This article appeared in the Gotham Gazette on June 4, 2008
http://www.gothamgazette.com/article/issueoftheweek/20080602/200/2544

Protecting Incarcerated Gay and Lesbian Youth
by Emily Jane Goodman
June 4, 2008

Young New Yorkers who are defined by themselves or others as LGBTQ - lesbian, gay, bisexual, transgender or questioning their identity - are often at risk for mental, emotional and physical harm in school, at home, and in social and employment situations. They may experience discrimination, harassment, bullying and violence because of their sexuality, sexual preference and personal style. The risks these teens face in state-run residences, including correctional facilities, can be particularly daunting and dangerous.

Now the New York State Office of Children and Family Services has amended its policies to add gender identity, gender expression and sexual orientation to the characteristics protected from discrimination i.e., race, creed, color, age, sex, national origin, religion, marital status, mental or physical disability. The policy is designed to protect youth from discrimination or mistreatment in all residential settings, including jails, prisons and juvenile detention centers.

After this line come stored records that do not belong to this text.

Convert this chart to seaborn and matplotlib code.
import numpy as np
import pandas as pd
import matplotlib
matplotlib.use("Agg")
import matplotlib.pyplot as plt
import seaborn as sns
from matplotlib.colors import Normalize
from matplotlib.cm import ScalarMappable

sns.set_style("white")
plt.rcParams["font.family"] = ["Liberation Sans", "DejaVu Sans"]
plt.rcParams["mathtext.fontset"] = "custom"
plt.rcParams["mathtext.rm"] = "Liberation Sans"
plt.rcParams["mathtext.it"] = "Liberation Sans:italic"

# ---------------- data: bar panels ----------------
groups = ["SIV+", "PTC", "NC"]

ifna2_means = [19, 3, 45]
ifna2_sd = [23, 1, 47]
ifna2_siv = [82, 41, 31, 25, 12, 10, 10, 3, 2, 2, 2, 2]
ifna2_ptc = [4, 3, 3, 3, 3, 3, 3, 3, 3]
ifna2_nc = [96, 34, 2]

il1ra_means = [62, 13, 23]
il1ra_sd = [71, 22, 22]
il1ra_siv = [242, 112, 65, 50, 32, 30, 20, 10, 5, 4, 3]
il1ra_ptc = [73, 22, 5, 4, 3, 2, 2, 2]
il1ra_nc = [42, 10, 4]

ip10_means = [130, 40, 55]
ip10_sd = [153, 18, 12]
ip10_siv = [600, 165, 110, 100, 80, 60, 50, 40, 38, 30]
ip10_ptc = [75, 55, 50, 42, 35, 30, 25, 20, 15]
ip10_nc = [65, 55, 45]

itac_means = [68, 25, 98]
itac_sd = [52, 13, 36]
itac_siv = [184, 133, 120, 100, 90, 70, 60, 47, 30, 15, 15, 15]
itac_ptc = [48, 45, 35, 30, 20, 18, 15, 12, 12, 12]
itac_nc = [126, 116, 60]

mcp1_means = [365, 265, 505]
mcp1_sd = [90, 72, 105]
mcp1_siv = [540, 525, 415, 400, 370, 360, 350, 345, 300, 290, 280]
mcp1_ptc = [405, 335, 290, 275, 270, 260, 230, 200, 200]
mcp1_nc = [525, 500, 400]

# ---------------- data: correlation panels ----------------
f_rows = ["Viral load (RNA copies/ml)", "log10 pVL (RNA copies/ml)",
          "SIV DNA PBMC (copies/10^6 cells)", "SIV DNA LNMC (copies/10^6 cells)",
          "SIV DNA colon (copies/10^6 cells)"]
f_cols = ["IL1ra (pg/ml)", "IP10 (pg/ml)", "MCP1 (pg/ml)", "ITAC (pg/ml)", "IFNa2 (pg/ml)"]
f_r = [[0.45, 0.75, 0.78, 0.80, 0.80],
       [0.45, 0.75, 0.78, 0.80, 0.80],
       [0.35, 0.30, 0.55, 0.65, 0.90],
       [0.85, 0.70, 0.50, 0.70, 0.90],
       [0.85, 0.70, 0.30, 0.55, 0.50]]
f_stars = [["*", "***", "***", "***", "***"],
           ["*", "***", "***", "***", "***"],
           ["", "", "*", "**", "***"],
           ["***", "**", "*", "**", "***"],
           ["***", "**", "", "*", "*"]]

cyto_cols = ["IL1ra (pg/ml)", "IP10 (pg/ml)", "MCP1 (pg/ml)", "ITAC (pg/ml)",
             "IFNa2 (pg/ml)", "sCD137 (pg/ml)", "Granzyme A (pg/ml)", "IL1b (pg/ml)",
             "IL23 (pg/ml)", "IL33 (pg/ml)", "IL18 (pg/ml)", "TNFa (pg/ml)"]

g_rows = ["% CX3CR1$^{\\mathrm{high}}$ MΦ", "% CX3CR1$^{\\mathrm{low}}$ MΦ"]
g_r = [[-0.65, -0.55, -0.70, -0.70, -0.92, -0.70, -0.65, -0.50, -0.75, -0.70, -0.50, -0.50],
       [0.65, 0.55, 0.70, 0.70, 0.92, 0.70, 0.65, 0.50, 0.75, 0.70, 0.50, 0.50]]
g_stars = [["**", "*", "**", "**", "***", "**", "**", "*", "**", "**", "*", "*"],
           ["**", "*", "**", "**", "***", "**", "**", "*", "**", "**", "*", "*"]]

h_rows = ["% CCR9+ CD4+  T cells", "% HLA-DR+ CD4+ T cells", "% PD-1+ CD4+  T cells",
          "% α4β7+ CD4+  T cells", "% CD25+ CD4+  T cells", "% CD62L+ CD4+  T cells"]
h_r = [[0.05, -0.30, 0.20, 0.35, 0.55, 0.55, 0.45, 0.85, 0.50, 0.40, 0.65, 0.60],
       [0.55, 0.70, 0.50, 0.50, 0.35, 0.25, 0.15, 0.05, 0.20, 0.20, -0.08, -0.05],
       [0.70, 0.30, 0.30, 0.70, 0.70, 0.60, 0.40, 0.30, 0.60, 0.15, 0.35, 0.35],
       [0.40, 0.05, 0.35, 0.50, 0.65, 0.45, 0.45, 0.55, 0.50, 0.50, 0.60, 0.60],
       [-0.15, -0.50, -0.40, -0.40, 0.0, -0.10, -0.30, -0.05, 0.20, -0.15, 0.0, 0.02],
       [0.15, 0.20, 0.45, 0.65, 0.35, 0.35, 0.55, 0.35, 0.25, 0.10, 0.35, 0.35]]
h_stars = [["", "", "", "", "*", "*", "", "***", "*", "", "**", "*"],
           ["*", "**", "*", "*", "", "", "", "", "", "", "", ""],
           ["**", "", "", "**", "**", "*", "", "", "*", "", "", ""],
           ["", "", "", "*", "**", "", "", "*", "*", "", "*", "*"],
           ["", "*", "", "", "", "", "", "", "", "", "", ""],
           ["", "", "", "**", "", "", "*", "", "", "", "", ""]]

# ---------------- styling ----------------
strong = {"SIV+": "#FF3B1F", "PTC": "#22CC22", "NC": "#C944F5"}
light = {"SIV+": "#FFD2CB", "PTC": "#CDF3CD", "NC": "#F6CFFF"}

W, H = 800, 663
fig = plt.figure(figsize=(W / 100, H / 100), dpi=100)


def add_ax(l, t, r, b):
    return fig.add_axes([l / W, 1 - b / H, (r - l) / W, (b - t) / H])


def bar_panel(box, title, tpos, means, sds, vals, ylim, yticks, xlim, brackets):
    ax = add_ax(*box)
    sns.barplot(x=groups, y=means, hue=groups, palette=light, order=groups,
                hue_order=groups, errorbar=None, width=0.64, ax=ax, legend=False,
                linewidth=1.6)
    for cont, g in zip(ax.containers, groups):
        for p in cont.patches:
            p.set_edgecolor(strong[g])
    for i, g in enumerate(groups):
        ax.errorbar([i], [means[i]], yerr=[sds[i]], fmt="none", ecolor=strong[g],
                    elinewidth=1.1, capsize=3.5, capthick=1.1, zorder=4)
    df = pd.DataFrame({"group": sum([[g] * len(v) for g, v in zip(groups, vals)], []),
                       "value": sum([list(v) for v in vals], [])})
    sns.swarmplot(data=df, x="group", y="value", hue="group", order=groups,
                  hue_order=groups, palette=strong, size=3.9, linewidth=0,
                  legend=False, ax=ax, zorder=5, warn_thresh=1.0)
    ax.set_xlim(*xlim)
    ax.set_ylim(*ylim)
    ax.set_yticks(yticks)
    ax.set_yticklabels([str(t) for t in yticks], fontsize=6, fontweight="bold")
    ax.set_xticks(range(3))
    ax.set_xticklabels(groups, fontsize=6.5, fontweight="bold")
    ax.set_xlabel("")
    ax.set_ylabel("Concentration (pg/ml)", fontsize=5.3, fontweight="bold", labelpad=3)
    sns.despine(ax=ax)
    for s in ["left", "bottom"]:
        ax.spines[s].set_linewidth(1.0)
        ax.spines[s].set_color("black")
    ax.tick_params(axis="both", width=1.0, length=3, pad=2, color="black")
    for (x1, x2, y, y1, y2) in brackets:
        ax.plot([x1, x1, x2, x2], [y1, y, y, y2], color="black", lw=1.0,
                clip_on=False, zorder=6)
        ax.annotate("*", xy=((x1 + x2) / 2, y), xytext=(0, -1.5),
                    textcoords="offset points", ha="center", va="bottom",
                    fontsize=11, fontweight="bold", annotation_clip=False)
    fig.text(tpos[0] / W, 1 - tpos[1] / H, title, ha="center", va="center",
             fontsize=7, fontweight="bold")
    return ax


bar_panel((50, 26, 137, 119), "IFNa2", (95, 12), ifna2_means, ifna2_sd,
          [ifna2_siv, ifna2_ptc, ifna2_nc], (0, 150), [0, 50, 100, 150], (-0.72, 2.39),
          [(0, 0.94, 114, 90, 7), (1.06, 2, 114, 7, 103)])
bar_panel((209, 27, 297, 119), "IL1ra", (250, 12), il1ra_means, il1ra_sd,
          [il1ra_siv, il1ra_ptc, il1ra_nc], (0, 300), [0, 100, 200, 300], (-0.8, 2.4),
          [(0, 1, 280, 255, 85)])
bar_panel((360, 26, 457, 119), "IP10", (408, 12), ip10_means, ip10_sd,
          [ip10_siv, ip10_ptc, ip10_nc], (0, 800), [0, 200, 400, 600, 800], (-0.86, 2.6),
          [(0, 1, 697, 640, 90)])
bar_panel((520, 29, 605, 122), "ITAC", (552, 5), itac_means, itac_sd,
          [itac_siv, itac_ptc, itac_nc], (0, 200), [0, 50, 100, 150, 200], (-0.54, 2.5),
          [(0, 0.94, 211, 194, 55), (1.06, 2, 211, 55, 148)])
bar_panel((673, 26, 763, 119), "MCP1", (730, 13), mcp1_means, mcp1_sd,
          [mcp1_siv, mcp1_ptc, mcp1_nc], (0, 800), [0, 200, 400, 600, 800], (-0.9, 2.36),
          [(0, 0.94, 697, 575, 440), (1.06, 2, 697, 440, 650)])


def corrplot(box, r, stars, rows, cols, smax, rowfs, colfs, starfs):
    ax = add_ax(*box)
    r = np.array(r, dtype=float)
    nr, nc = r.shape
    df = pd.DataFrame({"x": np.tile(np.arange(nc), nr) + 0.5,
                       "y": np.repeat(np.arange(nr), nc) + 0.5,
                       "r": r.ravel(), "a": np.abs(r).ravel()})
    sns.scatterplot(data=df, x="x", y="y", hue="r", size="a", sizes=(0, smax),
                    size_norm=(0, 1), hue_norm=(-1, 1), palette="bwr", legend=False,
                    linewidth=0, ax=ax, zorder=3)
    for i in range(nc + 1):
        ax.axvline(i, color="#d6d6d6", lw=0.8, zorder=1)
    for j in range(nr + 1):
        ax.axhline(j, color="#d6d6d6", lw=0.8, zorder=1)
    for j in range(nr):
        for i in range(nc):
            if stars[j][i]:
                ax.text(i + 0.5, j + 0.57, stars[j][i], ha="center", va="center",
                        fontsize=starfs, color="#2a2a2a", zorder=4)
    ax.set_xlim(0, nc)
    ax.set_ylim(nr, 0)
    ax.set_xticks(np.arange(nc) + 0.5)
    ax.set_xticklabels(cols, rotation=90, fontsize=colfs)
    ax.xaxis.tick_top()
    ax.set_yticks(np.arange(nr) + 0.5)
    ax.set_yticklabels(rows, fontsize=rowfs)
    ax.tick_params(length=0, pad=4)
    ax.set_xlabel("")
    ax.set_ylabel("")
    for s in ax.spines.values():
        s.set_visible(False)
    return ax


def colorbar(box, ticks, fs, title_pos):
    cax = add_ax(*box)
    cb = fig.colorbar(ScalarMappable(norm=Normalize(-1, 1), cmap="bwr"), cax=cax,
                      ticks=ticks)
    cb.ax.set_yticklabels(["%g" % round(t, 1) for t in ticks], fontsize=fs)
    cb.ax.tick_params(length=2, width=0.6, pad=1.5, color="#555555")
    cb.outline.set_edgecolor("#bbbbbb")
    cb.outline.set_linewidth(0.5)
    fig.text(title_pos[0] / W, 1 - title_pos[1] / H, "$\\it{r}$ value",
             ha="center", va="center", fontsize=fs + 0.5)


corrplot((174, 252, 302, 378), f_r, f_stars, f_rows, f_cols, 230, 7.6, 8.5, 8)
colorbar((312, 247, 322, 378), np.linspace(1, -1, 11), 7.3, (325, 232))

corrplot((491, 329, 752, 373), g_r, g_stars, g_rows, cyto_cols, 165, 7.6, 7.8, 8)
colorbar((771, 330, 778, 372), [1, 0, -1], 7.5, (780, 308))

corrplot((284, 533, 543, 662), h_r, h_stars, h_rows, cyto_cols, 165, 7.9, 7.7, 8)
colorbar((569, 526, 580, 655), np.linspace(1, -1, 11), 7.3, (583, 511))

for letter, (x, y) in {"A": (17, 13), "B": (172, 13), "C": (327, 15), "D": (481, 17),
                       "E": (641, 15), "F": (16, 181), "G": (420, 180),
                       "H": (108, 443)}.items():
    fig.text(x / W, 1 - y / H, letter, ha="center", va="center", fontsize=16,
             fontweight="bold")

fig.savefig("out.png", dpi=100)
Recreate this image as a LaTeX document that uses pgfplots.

"All adolescents experience developmental and social challenges," the policy statement said. "However, LGBTQ youth frequently face additional pressures based on their gender identity or sexual orientation."

As a result, the policy states, "The majority of LGBTQ youth report alcohol and drug use as common mechanisms for coping with feelings of severe isolation," additional and typical risks, which presumably must now be addressed."

What the Policy Does

Effective March 2008 all of the agency's staff and private contractors are prohibited from engaging in any form of discrimination against or harassment of youth on the basis of gender identity and expression, or sexual orientation. The policy states that discrimination or harassment of youth for these reasons by staff or other youths, "will not be tolerated."

The agency promises to retrain staff and provide information to all youth in state facilities about their rights and how to report violations. Under the policy, staff are obligated to report violations by colleagues.

The Office of Children and Family Services policy, though, goes beyond simply prohibiting discrimination. It also seeks to make these young people more comfortable with their identities.

For example, it states, "Clinicians should help LGBTQ youth explore their feelings about their gender identity or sexual orientation, along with related issues and questions, in a safe, affirming manner. Clinicians should help youth reduce co-occurring problems or distress related to their gender identity or sexual orientation, and develop their strengths, coping skills, and resiliency."

LGBTQ Decision-making Committees will have to be established in all facilities. Placement in specialized lesbian, gay of transgender units and facilities will be considered, where appropriate, for individual youth. Also, health care clinicians shall not assume any pathology simply because a youth expresses a particular gender identity or sexual orientation.

In other medical issues, those who may be taking hormones, perhaps in the context of gender reassignment, will be treated in accord with the protocols for the continuation of other prescribed medications.

Staff members have been instructed to use politically correct language and that "homosexual" or "transvestite" are "antiquated and have been replaced with "gay," "lesbian," "bisexual" and "transgender." Morever, each individual may choose a new first name and their preferred pronoun for self-reference. Staff must use those names and pronouns. Residents may wear undergarments of their choice regardless of gender, although uniforms are required for outer clothing. Finally, transgender youth have a right to one-person sleeping quarters and individual showers "to allow for privacy." Presumably that avoids the designation of male or female quarters.

Transgender youth may request either a male or female staff member to perform any necessary strip searches. The request "will be accommodated, whenever possible, considering staffing and safety needs."

Emily Jane Goodman is a New York State Supreme Court Justice.